• Objective
Reproduce the material exactly, omitting nothing.

= = = = = = =

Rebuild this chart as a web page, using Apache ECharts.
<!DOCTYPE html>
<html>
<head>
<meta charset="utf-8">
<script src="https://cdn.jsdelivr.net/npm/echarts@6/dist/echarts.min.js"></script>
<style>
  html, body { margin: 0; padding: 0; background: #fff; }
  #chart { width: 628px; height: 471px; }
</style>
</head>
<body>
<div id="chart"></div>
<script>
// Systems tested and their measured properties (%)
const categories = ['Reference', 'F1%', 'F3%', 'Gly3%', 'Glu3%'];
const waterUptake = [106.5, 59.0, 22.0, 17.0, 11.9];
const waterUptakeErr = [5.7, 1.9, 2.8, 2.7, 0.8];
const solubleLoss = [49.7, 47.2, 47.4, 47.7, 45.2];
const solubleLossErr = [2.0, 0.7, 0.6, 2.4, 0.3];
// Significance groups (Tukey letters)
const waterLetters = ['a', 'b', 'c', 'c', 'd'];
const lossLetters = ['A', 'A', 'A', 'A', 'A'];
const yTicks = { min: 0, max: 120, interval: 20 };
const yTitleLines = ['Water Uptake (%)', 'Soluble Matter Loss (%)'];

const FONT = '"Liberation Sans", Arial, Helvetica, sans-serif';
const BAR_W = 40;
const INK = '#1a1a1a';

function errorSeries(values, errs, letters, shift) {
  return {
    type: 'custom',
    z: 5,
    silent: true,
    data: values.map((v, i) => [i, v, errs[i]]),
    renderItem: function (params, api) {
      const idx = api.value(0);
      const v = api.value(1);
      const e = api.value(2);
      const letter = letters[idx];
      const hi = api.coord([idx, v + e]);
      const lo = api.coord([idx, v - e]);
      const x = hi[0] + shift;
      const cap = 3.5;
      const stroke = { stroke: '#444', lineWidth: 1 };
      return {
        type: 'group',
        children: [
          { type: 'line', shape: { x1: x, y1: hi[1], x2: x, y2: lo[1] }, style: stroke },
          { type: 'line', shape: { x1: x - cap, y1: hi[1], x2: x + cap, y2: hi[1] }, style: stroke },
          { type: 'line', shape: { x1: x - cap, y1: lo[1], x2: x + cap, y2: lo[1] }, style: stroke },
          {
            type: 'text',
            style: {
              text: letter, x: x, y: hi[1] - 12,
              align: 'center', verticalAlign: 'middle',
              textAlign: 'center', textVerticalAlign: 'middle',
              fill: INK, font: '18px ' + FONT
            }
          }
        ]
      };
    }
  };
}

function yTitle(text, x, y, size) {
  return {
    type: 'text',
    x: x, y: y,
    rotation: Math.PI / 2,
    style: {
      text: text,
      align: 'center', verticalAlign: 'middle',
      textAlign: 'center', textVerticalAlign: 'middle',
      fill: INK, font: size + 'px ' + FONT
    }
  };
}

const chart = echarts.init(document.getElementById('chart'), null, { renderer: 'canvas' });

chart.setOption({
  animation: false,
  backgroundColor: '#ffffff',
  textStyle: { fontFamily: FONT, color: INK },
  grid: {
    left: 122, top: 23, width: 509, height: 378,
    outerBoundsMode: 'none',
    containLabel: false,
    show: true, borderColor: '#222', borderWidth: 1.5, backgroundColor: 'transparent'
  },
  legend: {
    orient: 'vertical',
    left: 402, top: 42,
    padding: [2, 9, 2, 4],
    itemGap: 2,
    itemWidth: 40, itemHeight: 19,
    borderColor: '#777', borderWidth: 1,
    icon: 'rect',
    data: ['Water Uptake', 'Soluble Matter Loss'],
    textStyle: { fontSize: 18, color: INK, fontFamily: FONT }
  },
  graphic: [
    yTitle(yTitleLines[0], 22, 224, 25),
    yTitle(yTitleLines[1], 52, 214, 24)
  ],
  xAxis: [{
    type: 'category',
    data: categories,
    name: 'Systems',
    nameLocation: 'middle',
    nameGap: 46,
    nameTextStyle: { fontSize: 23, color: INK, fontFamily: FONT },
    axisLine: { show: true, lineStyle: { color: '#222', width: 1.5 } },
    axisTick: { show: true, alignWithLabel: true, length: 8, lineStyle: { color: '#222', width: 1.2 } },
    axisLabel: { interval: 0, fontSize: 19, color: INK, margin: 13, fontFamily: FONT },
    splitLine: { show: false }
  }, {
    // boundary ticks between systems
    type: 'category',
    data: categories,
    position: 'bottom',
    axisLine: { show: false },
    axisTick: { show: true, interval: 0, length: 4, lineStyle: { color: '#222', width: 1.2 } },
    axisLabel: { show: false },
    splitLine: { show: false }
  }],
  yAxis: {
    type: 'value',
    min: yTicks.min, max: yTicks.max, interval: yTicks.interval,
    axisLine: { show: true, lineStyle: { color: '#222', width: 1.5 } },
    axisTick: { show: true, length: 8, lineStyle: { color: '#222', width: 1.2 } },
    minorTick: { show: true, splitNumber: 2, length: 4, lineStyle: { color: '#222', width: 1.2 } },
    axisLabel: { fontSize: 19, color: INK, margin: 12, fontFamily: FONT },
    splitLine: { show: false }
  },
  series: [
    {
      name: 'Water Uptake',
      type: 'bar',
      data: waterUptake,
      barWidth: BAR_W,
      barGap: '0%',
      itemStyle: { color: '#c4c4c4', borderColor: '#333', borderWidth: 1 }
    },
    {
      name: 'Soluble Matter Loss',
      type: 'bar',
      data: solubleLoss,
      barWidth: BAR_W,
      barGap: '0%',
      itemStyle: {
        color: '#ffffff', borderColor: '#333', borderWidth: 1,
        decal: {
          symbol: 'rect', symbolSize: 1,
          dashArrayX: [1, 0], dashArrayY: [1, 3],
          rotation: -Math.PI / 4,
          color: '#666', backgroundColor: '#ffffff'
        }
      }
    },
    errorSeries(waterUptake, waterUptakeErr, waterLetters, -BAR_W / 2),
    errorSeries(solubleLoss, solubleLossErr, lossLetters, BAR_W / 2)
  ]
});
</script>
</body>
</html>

= = = = = = =

• Answer below
Rebuild this chart as a web page, using Apache ECharts.
<!DOCTYPE html>
<html>
<head>
<meta charset="utf-8">
<script src="https://cdn.jsdelivr.net/npm/echarts@6/dist/echarts.min.js"></script>
<style>
  html, body { margin: 0; padding: 0; background: #fff; }
  #chart { width: 628px; height: 471px; }
</style>
</head>
<body>
<div id="chart"></div>
<script>
// Systems tested and their measured properties (%)
const categories = ['Reference', 'F1%', 'F3%', 'Gly3%', 'Glu3%'];
const waterUptake = [106.5, 59.0, 22.0, 17.0, 11.9];
const waterUptakeErr = [5.7, 1.9, 2.8, 2.7, 0.8];
const solubleLoss = [49.7, 47.2, 47.4, 47.7, 45.2];
const solubleLossErr = [2.0, 0.7, 0.6, 2.4, 0.3];
// Significance groups (Tukey letters)
const waterLetters = ['a', 'b', 'c', 'c', 'd'];
const lossLetters = ['A', 'A', 'A', 'A', 'A'];
const yTicks = { min: 0, max: 120, interval: 20 };
const yTitleLines = ['Water Uptake (%)', 'Soluble Matter Loss (%)'];

const FONT = '"Liberation Sans", Arial, Helvetica, sans-serif';
const BAR_W = 40;
const INK = '#1a1a1a';

function errorSeries(values, errs, letters, shift) {
  return {
    type: 'custom',
    z: 5,
    silent: true,
    data: values.map((v, i) => [i, v, errs[i]]),
    renderItem: function (params, api) {
      const idx = api.value(0);
      const v = api.value(1);
      const e = api.value(2);
      const letter = letters[idx];
      const hi = api.coord([idx, v + e]);
      const lo = api.coord([idx, v - e]);
      const x = hi[0] + shift;
      const cap = 3.5;
      const stroke = { stroke: '#444', lineWidth: 1 };
      return {
        type: 'group',
        children: [
          { type: 'line', shape: { x1: x, y1: hi[1], x2: x, y2: lo[1] }, style: stroke },
          { type: 'line', shape: { x1: x - cap, y1: hi[1], x2: x + cap, y2: hi[1] }, style: stroke },
          { type: 'line', shape: { x1: x - cap, y1: lo[1], x2: x + cap, y2: lo[1] }, style: stroke },
          {
            type: 'text',
            style: {
              text: letter, x: x, y: hi[1] - 12,
              align: 'center', verticalAlign: 'middle',
              textAlign: 'center', textVerticalAlign: 'middle',
              fill: INK, font: '18px ' + FONT
            }
          }
        ]
      };
    }
  };
}

function yTitle(text, x, y, size) {
  return {
    type: 'text',
    x: x, y: y,
    rotation: Math.PI / 2,
    style: {
      text: text,
      align: 'center', verticalAlign: 'middle',
      textAlign: 'center', textVerticalAlign: 'middle',
      fill: INK, font: size + 'px ' + FONT
    }
  };
}

const chart = echarts.init(document.getElementById('chart'), null, { renderer: 'canvas' });

chart.setOption({
  animation: false,
  backgroundColor: '#ffffff',
  textStyle: { fontFamily: FONT, color: INK },
  grid: {
    left: 122, top: 23, width: 509, height: 378,
    outerBoundsMode: 'none',
    containLabel: false,
    show: true, borderColor: '#222', borderWidth: 1.5, backgroundColor: 'transparent'
  },
  legend: {
    orient: 'vertical',
    left: 402, top: 42,
    padding: [2, 9, 2, 4],
    itemGap: 2,
    itemWidth: 40, itemHeight: 19,
    borderColor: '#777', borderWidth: 1,
    icon: 'rect',
    data: ['Water Uptake', 'Soluble Matter Loss'],
    textStyle: { fontSize: 18, color: INK, fontFamily: FONT }
  },
  graphic: [
    yTitle(yTitleLines[0], 22, 224, 25),
    yTitle(yTitleLines[1], 52, 214, 24)
  ],
  xAxis: [{
    type: 'category',
    data: categories,
    name: 'Systems',
    nameLocation: 'middle',
    nameGap: 46,
    nameTextStyle: { fontSize: 23, color: INK, fontFamily: FONT },
    axisLine: { show: true, lineStyle: { color: '#222', width: 1.5 } },
    axisTick: { show: true, alignWithLabel: true, length: 8, lineStyle: { color: '#222', width: 1.2 } },
    axisLabel: { interval: 0, fontSize: 19, color: INK, margin: 13, fontFamily: FONT },
    splitLine: { show: false }
  }, {
    // boundary ticks between systems
    type: 'category',
    data: categories,
    position: 'bottom',
    axisLine: { show: false },
    axisTick: { show: true, interval: 0, length: 4, lineStyle: { color: '#222', width: 1.2 } },
    axisLabel: { show: false },
    splitLine: { show: false }
  }],
  yAxis: {
    type: 'value',
    min: yTicks.min, max: yTicks.max, interval: yTicks.interval,
    axisLine: { show: true, lineStyle: { color: '#222', width: 1.5 } },
    axisTick: { show: true, length: 8, lineStyle: { color: '#222', width: 1.2 } },
    minorTick: { show: true, splitNumber: 2, length: 4, lineStyle: { color: '#222', width: 1.2 } },
    axisLabel: { fontSize: 19, color: INK, margin: 12, fontFamily: FONT },
    splitLine: { show: false }
  },
  series: [
    {
      name: 'Water Uptake',
      type: 'bar',
      data: waterUptake,
      barWidth: BAR_W,
      barGap: '0%',
      itemStyle: { color: '#c4c4c4', borderColor: '#333', borderWidth: 1 }
    },
    {
      name: 'Soluble Matter Loss',
      type: 'bar',
      data: solubleLoss,
      barWidth: BAR_W,
      barGap: '0%',
      itemStyle: {
        color: '#ffffff', borderColor: '#333', borderWidth: 1,
        decal: {
          symbol: 'rect', symbolSize: 1,
          dashArrayX: [1, 0], dashArrayY: [1, 3],
          rotation: -Math.PI / 4,
          color: '#666', backgroundColor: '#ffffff'
        }
      }
    },
    errorSeries(waterUptake, waterUptakeErr, waterLetters, -BAR_W / 2),
    errorSeries(solubleLoss, solubleLossErr, lossLetters, BAR_W / 2)
  ]
});
</script>
</body>
</html>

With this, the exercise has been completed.